At the Charing Cross (CX) Symposium 2024 (23–25 April, London, UK), Andrew Bradbury (University of Birmingham, Birmingham, UK) and the BASIL-3 team of triallists will address the pressing question of which endovascular strategy wins in the disputed femoropopliteal segment. The investigators will be presenting—for the very first time—the results of this long-awaited, only completed, fully publicly funded randomised controlled trial (RCT) in the space.
The BASIL-3 team will reveal clinical and cost-effectiveness data comparing three alternative femoropopliteal endovascular revascularisation strategies—plain balloon angioplasty with or without bail-out bare metal stent, drug-coated balloon with or without bail-out bare metal stent, and drug-eluting stent— for the management of severe limb ischaemia (chronic limb-threatening ischaemia [CLTI]).

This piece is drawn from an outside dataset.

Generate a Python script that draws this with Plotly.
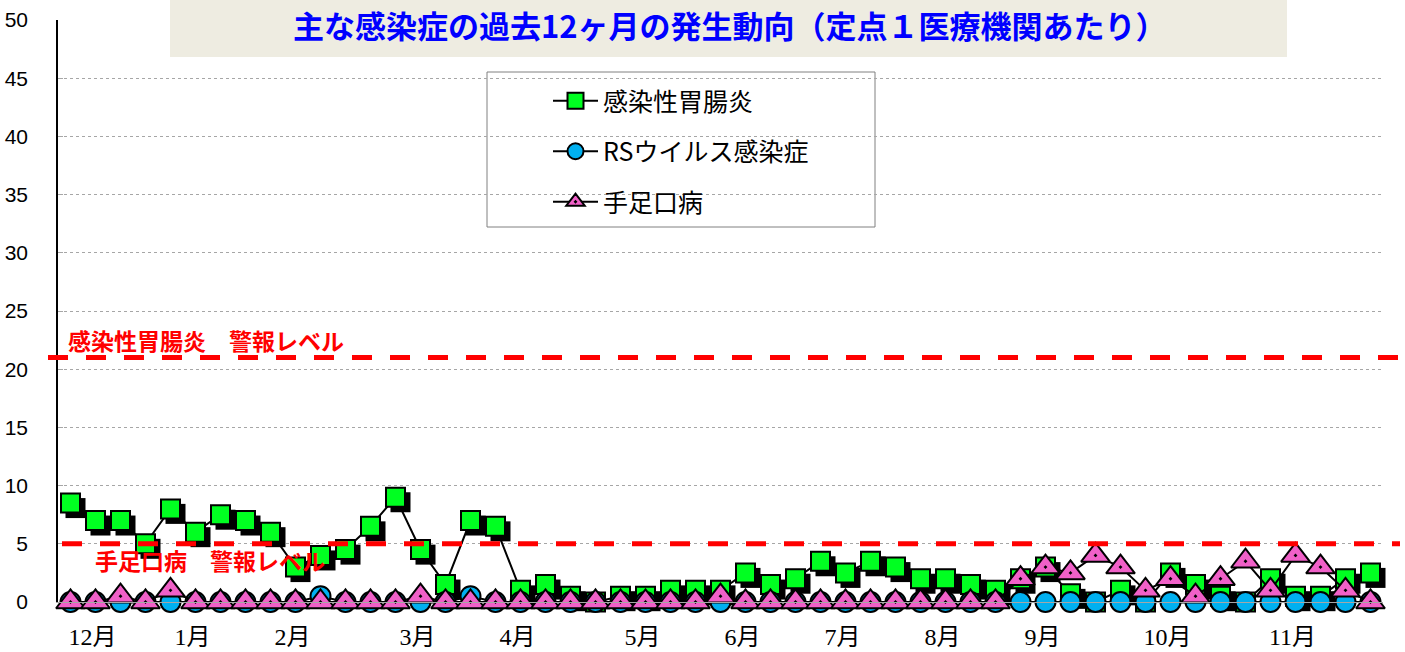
import plotly.graph_objects as go

# ---------------- data ----------------
weeks = list(range(53))
gastro = [8.5, 7.0, 7.0, 5.0, 8.0, 6.0, 7.5, 7.0, 6.0, 3.0,
          4.0, 4.5, 6.5, 9.0, 4.5, 1.5, 7.0, 6.5, 1.0, 1.5,
          0.5, 0.0, 0.5, 0.5, 1.0, 1.0, 1.0, 2.5, 1.5, 2.0,
          3.5, 2.5, 3.5, 3.0, 2.0, 2.0, 1.5, 1.0, 2.0, 3.0,
          0.7, 0.0, 1.0, 0.0, 2.5, 1.5, 0.5, 0.0, 2.0, 0.5,
          0.5, 2.0, 2.5]
rsv = [0, 0, 0, 0, 0, 0, 0, 0, 0, 0,
       0.5, 0, 0, 0, 0, 0, 0.5, 0, 0, 0,
       0, 0, 0, 0, 0, 0, 0, 0, 0, 0,
       0, 0, 0, 0, 0, 0, 0, 0, 0, 0,
       0, 0, 0, 0, 0, 0, 0, 0, 0, 0,
       0, 0, 0]
hfmd = [0, 0, 0.5, 0, 1.0, 0, 0, 0, 0, 0,
        0, 0, 0, 0, 0.5, 0, 0, 0, 0, 0,
        0, 0, 0, 0, 0, 0, 0.5, 0, 0, 0,
        0, 0, 0, 0, 0, 0, 0, 0, 2.0, 3.0,
        2.5, 4.0, 3.0, 1.0, 2.0, 0.5, 2.0, 3.5, 1.0, 4.0,
        3.0, 1.0, 0]
month_labels = ["12月", "1月", "2月", "3月", "4月", "5月", "6月", "7月", "8月", "9月", "10月", "11月"]
month_weeks = [1, 5, 9, 14, 18, 23, 27, 31, 35, 39, 44, 49]
series_names = ["感染性胃腸炎", "RSウイルス感染症", "手足口病"]
gastro_alert = 21
hfmd_alert = 5
title_text = "主な感染症の過去12ヶ月の発生動向（定点１医療機関あたり）"
gastro_alert_label = "感染性胃腸炎　警報レベル"
hfmd_alert_label = "手足口病　警報レベル"

# ---------------- figure ----------------
W, H = 1405, 652
ML, MR, MT, MB = 58, 22, 20, 50
PW, PH = W - ML - MR, H - MT - MB


def px_x(p):
    return (p - ML) / PW


def px_y(p):
    return 1 - (p - MT) / PH


fig = go.Figure()

# marker shadows of the square series (a visual effect, offset from the data)
fig.add_trace(go.Scatter(
    x=[w + 0.2 for w in weeks], y=[v - 0.43 for v in gastro], mode="markers",
    marker=dict(symbol="square", size=20, color="black", line=dict(width=0)),
    showlegend=False, hoverinfo="skip", cliponaxis=False))

fig.add_trace(go.Scatter(
    x=weeks, y=gastro, mode="lines+markers", name=series_names[0], legendgroup="g1",
    line=dict(color="black", width=2),
    marker=dict(symbol="square", size=19, color="#00FF21", line=dict(color="black", width=2)),
    cliponaxis=False))
fig.add_trace(go.Scatter(
    x=weeks, y=rsv, mode="lines+markers", name=series_names[1], legendgroup="g2",
    line=dict(color="black", width=2),
    marker=dict(symbol="circle", size=20, color="#00B0F0", line=dict(color="black", width=2)),
    cliponaxis=False))
fig.add_trace(go.Scatter(
    x=weeks, y=hfmd, mode="lines+markers", name=series_names[2], legendgroup="g3",
    line=dict(color="black", width=2),
    marker=dict(symbol="triangle-up-dot", size=25, color="#F060C8", line=dict(color="black", width=2)),
    cliponaxis=False))

shapes = [
    # title box
    dict(type="rect", xref="paper", yref="paper", x0=px_x(170), x1=px_x(1287),
         y0=px_y(57), y1=px_y(0), fillcolor="#EEECE1", line=dict(width=0), layer="between"),
    # legend box
    dict(type="rect", xref="paper", yref="paper", x0=px_x(487), x1=px_x(875),
         y0=px_y(227), y1=px_y(72), fillcolor="white", line=dict(color="#808080", width=1),
         layer="between"),
    # alert lines
    dict(type="line", xref="paper", yref="y", x0=px_x(48), x1=px_x(1400),
         y0=gastro_alert, y1=gastro_alert, line=dict(color="#FF0000", width=5, dash="20px,18px"),
         layer="above"),
    dict(type="line", xref="paper", yref="y", x0=px_x(62), x1=px_x(1400),
         y0=hfmd_alert, y1=hfmd_alert, line=dict(color="#FF0000", width=5, dash="20px,18px"),
         layer="above"),
]

annotations = [
    dict(text="<b>" + title_text + "</b>", xref="paper", yref="paper", x=px_x(730), y=px_y(25),
         xanchor="center", yanchor="middle", showarrow=False,
         font=dict(size=31, color="#0000FF", family="Noto Sans CJK JP")),
    dict(text="<b>" + gastro_alert_label + "</b>", xref="paper", yref="paper", x=px_x(66), y=px_y(340),
         xanchor="left", yanchor="middle", showarrow=False,
         font=dict(size=23, color="#FF0000", family="Noto Sans CJK JP")),
    dict(text="<b>" + hfmd_alert_label + "</b>", xref="paper", yref="paper", x=px_x(93), y=px_y(560),
         xanchor="left", yanchor="middle", showarrow=False,
         font=dict(size=23, color="#FF0000", family="Noto Sans CJK JP")),
]

fig.update_layout(
    width=W, height=H,
    margin=dict(l=ML, r=MR, t=MT, b=MB, autoexpand=False),
    plot_bgcolor="white", paper_bgcolor="white",
    font=dict(family="Noto Sans CJK JP", color="black"),
    shapes=shapes, annotations=annotations,
    showlegend=True,
    legend=dict(x=px_x(548), y=px_y(78), xanchor="left", yanchor="top",
                bgcolor="rgba(0,0,0,0)", borderwidth=0,
                font=dict(size=25, color="black", family="Noto Sans CJK JP"),
                traceorder="grouped", tracegroupgap=15, itemwidth=45),
    xaxis=dict(range=[-0.5, 52.5], tickmode="array", tickvals=month_weeks, ticktext=month_labels,
               automargin=False,
               showgrid=False, zeroline=False, showline=True, linecolor="#A6A6A6", linewidth=1,
               ticks="", ticklabelstandoff=13, ticklabelshift=-3,
               tickfont=dict(family="Liberation Serif, Noto Sans CJK JP", size=24, color="black")),
    yaxis=dict(range=[0, 50], tickmode="linear", tick0=0, dtick=5, automargin=False,
               showgrid=True, gridcolor="#A6A6A6", griddash="dot", gridwidth=1,
               zeroline=False, showline=True, linecolor="black", linewidth=1.5,
               ticks="inside", ticklen=5, tickcolor="#A6A6A6",
               ticklabelstandoff=24,
               tickfont=dict(family="Liberation Sans", size=21, color="black")),
)

fig.write_html("out.html",
               config={"displayModeBar": False},
               post_script="document.body.style.margin='0px';document.body.style.overflow='hidden';")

“They’re actually very different technologies,” Bradbury points out to Vascular News ahead of CX 2024. “So, when we set up BASIL-3, we thought it was very important to have a three-arm trial so that we could compare these three different endovascular strategies. And, we’ve been able to do that; we’ve recruited to target, observed more than the required number of primary endpoints and that gives us at least 90% power. We have very complete, virtually 100%, follow-up data on the primary outcome, which is amputation-free survival. So, we think they’re good-quality data.”
“It’s a very controversial area,” Bradbury opines, making the BASIL-3 first-time data presentations an apt centrepiece for this year’s controversies-focused meeting.
“Although these drug devices have been in practice for probably 15 years now and certainly the last 10 years, it’s been a rocky road for them,” Bradbury explains, citing the paclitaxel mortality debate sparked by the 2018 meta-analysis from Katsanos et al as some important context to the trial. The publication directly affected the progress of BASIL-3, halting proceedings for many months.
“There were concerns around what appeared to be excess mortality across a wide range of industry-funded trials at two and five years, and it’s taken a long-time to resolve that,” Bradbury remarks, providing a brief summary of the six-year saga that a separate session at CX 2024 will address in detail. He references recent reversals of paclitaxel safety warnings by both the US Food and Drug Administration (FDA) and subsequently the UK Medicines and Healthcare products Regulatory Agency (MHRA) that have, “to a great extent”, put any concerns “in the rearview mirror”.
Some of the data being presented at CX 2024 will illuminate the cost effectiveness of the three strategies being compared. Bradbury underlines the “very complicated” nature of health economics and details what the investigators have looked for in BASIL-3. “There’s a close relationship between number of days spent in hospital an overall cost,” he says. “So, if you have a procedure that’s more expensive but reduces the length of the index admission and also subsequent readmissions—because a lot of these patients come back into hospital—that saving, in days in hospital and further interventions, could easily wipe out even quite a large excess of increased cost from the procedure, which in this case being three endovascular strategies would be the device costs.”
Bradbury also considers the global landscape of endovascular care. He underlines variation and unpredictability in endovascular practice across the world, highlighting a need for concrete data in the field.
“Sometimes what you hear at meetings is not really what happens day to day in various vascular centres,” Bradbury points out. The BEST-CLI study, for example, published in the New England Journal of Medicine in 2022, showed a benefit of vein bypass over endovascular in cohort one. “But if you look at the data,” he says, “only half of the patients who were put into the endovascular group actually received a drug device.” This, Bradbury points out, is much lower than might be expected for USA-based practice.
In BASIL-2, on the other hand, which was presented at CX 2023 and simultaneously published in The Lancet, around a third of the patients in the endovascular group had a drug device. “That’s higher than I expected,” he comments.
“It’s really interesting to look at what is custom and practice at the moment in different countries and I think it’s quite difficult to know what that it,” Bradbury highlights.
New data set to aid endovascular decision making
“We think you’ll find the data that we present on clinical effectiveness and also cost-effectiveness very interesting, whatever your views at the moment on the role of these drug devices in the management of CLTI,” Bradbury remarks of the forthcoming presentations. “We very much hope that these new Level 1 data will be of great interest to the Charing Cross audience and help people make decisions in their everyday practice.”
The BASIL-3 podium first is set to take place at 16:10 on Tuesday 23 April as part of the peripheral arterial controversies programme’s inaugural Roger M Greenhalgh late-breaking trials session.